## [Requirements]
Line by line, repeat the data below exactly, beginning at the first line and ending at the line with "0.6, 0.7, 0.8];". Omit pictures.

## [Recorded information]
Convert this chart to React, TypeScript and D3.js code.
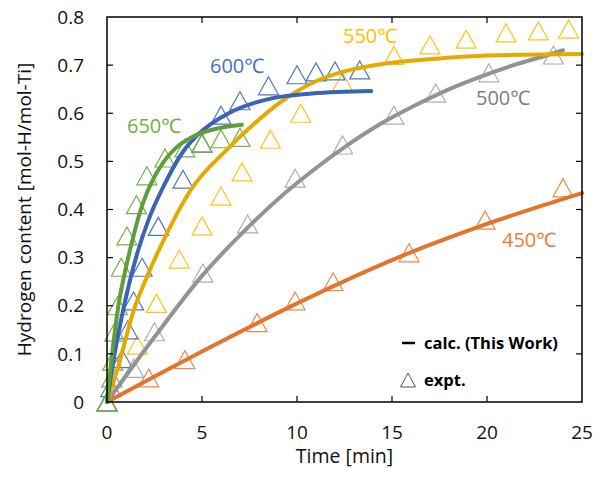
import { useEffect, useRef } from "react";
import * as d3 from "d3";

// axis ticks
const xTicks = [0, 5, 10, 15, 20, 25];
const yTicks = [0, 0.1, 0.2, 0.3, 0.4, 0.5, 0.6, 0.7, 0.8];

// experimental points (triangles)
const t450 = [0, 2.2, 4.1, 7.9, 9.9, 11.9, 15.9, 19.9, 24];
const v450 = [0, 0.05, 0.088, 0.165, 0.21, 0.25, 0.31, 0.378, 0.445];
const t500 = [0, 1.4, 2.5, 5.05, 7.4, 9.9, 12.4, 15.1, 17.3, 20.1, 23.5];
const v500 = [0, 0.07, 0.146, 0.268, 0.37, 0.465, 0.534, 0.596, 0.642, 0.684, 0.721];
const t550 = [0, 1.6, 2.6, 3.8, 5, 6, 7.1, 8.6, 10.2, 12.4, 15.1, 17, 18.9, 21, 22.7, 24.3];
const v550 = [0, 0.118, 0.205, 0.297, 0.366, 0.428, 0.478, 0.546, 0.6, 0.665, 0.72, 0.742, 0.754, 0.767, 0.771, 0.775];
const t600 = [0, 0.2, 0.8, 1.1, 1.4, 1.85, 2.7, 4, 5, 6, 7, 8.5, 10, 11, 12, 13.3];
const v600 = [0, 0.03, 0.09, 0.15, 0.21, 0.28, 0.365, 0.463, 0.538, 0.596, 0.626, 0.657, 0.68, 0.686, 0.688, 0.69];
const t650 = [0, 0.25, 0.3, 0.4, 0.55, 0.75, 1.05, 1.55, 2.1, 3.05, 4.1, 5, 6, 7];
const v650 = [0, 0.05, 0.085, 0.145, 0.2, 0.28, 0.345, 0.41, 0.47, 0.507, 0.528, 0.538, 0.547, 0.55];

// calculated curves
const c450t = [0, 5, 10, 15, 20, 25];
const c450v = [0, 0.105, 0.205, 0.295, 0.37, 0.434];
const c500t = [0, 2.5, 5, 7.5, 9.1, 10.8, 12.6, 14.4, 16.1, 17.9, 19.6, 21.4, 23.2, 24];
const c500v = [0, 0.135, 0.262, 0.366, 0.425, 0.48, 0.532, 0.578, 0.614, 0.648, 0.675, 0.7, 0.721, 0.731];
const c550t = [0, 0.6, 1.4, 2.1, 3.15, 4.4, 6.3, 7.8, 9.1, 10.9, 12.6, 15, 17.5, 20, 25];
const c550v = [0, 0.075, 0.19, 0.26, 0.35, 0.44, 0.524, 0.58, 0.622, 0.665, 0.688, 0.705, 0.714, 0.72, 0.723];
const c600t = [0, 0.4, 0.9, 1.6, 2.2, 3, 4, 4.8, 6.4, 7.8, 9.1, 10.8, 13.9];
const c600v = [0, 0.1, 0.2, 0.31, 0.38, 0.45, 0.52, 0.556, 0.6, 0.622, 0.634, 0.641, 0.646];
const c650t = [0, 0.3, 0.6, 1.0, 1.3, 1.7, 2.1, 2.5, 3, 3.6, 4.6, 6, 7.1];
const c650v = [0, 0.11, 0.2, 0.28, 0.33, 0.39, 0.435, 0.468, 0.5, 0.527, 0.553, 0.57, 0.576];

const series = [
  { name: "450℃", et: t450, ev: v450, ct: c450t, cv: c450v, line: "#E2742C", mark: "#EE8A4C", label: "#ED7D31", lx: 502, ly: 247 },
  { name: "500℃", et: t500, ev: v500, ct: c500t, cv: c500v, line: "#939393", mark: "#AEAEAE", label: "#808080", lx: 476, ly: 105 },
  { name: "550℃", et: t550, ev: v550, ct: c550t, cv: c550v, line: "#E5AA00", mark: "#FFC21A", label: "#FFC000", lx: 343, ly: 43 },
  { name: "600℃", et: t600, ev: v600, ct: c600t, cv: c600v, line: "#3A64B6", mark: "#4A78C8", label: "#4472C4", lx: 210, ly: 73 },
  { name: "650℃", et: t650, ev: v650, ct: c650t, cv: c650v, line: "#5E9E3C", mark: "#74B04C", label: "#70AD47", lx: 127, ly: 133 },
];

const W = 604, H = 477;
const margin = { top: 17, right: 22, bottom: 75, left: 107 };
const font = "'Open Sans', 'Noto Sans', sans-serif";

function triangle(x: number, y: number, w = 20, h = 18) {
  return `M${x},${y - h / 2}L${x + w / 2},${y + h / 2}L${x - w / 2},${y + h / 2}Z`;
}

export default function App() {
  const ref = useRef<SVGSVGElement>(null);

  useEffect(() => {
    const svg = d3.select(ref.current);
    svg.selectAll("*").remove();
    const x = d3.scaleLinear().domain([0, 25]).range([margin.left, W - margin.right]);
    const y = d3.scaleLinear().domain([0, 0.8]).range([H - margin.bottom, margin.top]);
    const x0 = x(0), x1 = x(25), y0 = y(0), y1 = y(0.8);

    // markers
    series.forEach((s) => {
      svg.append("g")
        .selectAll("path")
        .data(s.et.map((t, i) => [t, s.ev[i]]))
        .join("path")
        .attr("d", (d) => triangle(x(d[0]), y(d[1])))
        .attr("fill", "none")
        .attr("stroke", s.mark)
        .attr("stroke-width", 1.2);
    });

    // calc lines
    const line = d3.line<number[]>().x((d) => x(d[0])).y((d) => y(d[1])).curve(d3.curveMonotoneX);
    series.forEach((s) => {
      svg.append("path")
        .attr("d", line(s.ct.map((t, i) => [t, s.cv[i]])))
        .attr("fill", "none")
        .attr("stroke", s.line)
        .attr("stroke-width", 4)
        .attr("stroke-linecap", "round");
    });

    // frame and ticks
    svg.append("rect")
      .attr("x", x0).attr("y", y1).attr("width", x1 - x0).attr("height", y0 - y1)
      .attr("fill", "none").attr("stroke", "#000").attr("stroke-width", 1.5);
    const tk = svg.append("g").attr("stroke", "#000").attr("stroke-width", 1.2);
    xTicks.slice(1, -1).forEach((t) => {
      tk.append("line").attr("x1", x(t)).attr("x2", x(t)).attr("y1", y0).attr("y2", y0 - 6);
      tk.append("line").attr("x1", x(t)).attr("x2", x(t)).attr("y1", y1).attr("y2", y1 + 6);
    });
    yTicks.slice(1, -1).forEach((v) => {
      tk.append("line").attr("x1", x0).attr("x2", x0 + 6).attr("y1", y(v)).attr("y2", y(v));
      tk.append("line").attr("x1", x1).attr("x2", x1 - 6).attr("y1", y(v)).attr("y2", y(v));
    });

    svg.append("g").selectAll("text").data(xTicks).join("text")
      .attr("x", (d) => x(d)).attr("y", 439)
      .attr("text-anchor", "middle").attr("font-size", 19).attr("font-family", font).attr("fill", "#111")
      .text((d) => d);
    svg.append("g").selectAll("text").data(yTicks).join("text")
      .attr("x", 84).attr("y", (d) => y(d)).attr("dy", "0.35em")
      .attr("text-anchor", "end").attr("font-size", 19).attr("font-family", font).attr("fill", "#111")
      .text((d) => (d === 0 ? "0" : d3.format(".1f")(d)));

    svg.append("text")
      .attr("x", (x0 + x1) / 2).attr("y", 463)
      .attr("text-anchor", "middle").attr("font-size", 19.5).attr("font-family", font).attr("fill", "#111")
      .text("Time [min]");
    svg.append("text")
      .attr("transform", `translate(31,${(y0 + y1) / 2}) rotate(-90)`)
      .attr("text-anchor", "middle").attr("font-size", 19).attr("font-family", font).attr("fill", "#111")
      .text("Hydrogen content [mol-H/mol-Ti]");

    // temperature labels
    series.forEach((s) => {
      svg.append("text")
        .attr("x", s.lx).attr("y", s.ly)
        .attr("font-size", 20).attr("font-family", font).attr("fill", s.label)
        .text(s.name);
    });

    // legend
    svg.append("line").attr("x1", 402).attr("x2", 415).attr("y1", 343).attr("y2", 343)
      .attr("stroke", "#000").attr("stroke-width", 2.5);
    svg.append("text").attr("x", 424).attr("y", 349)
      .attr("font-size", 16.5).attr("font-weight", "bold").attr("font-family", font).attr("fill", "#000")
      .text("calc. (This Work)");
    svg.append("path").attr("d", triangle(408, 380, 15, 14))
      .attr("fill", "none").attr("stroke", "#555").attr("stroke-width", 1);
    svg.append("text").attr("x", 424).attr("y", 386)
      .attr("font-size", 16.5).attr("font-weight", "bold").attr("font-family", font).attr("fill", "#000")
      .text("expt.");
  }, []);

  return (
    <svg ref={ref} width={W} height={H}
      style={{ position: "absolute", left: 0, top: 0, background: "#fff" }} />
  );
}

## [Correct response]
Convert this chart to React, TypeScript and D3.js code.
import { useEffect, useRef } from "react";
import * as d3 from "d3";

// axis ticks
const xTicks = [0, 5, 10, 15, 20, 25];
const yTicks = [0, 0.1, 0.2, 0.3, 0.4, 0.5, 0.6, 0.7, 0.8];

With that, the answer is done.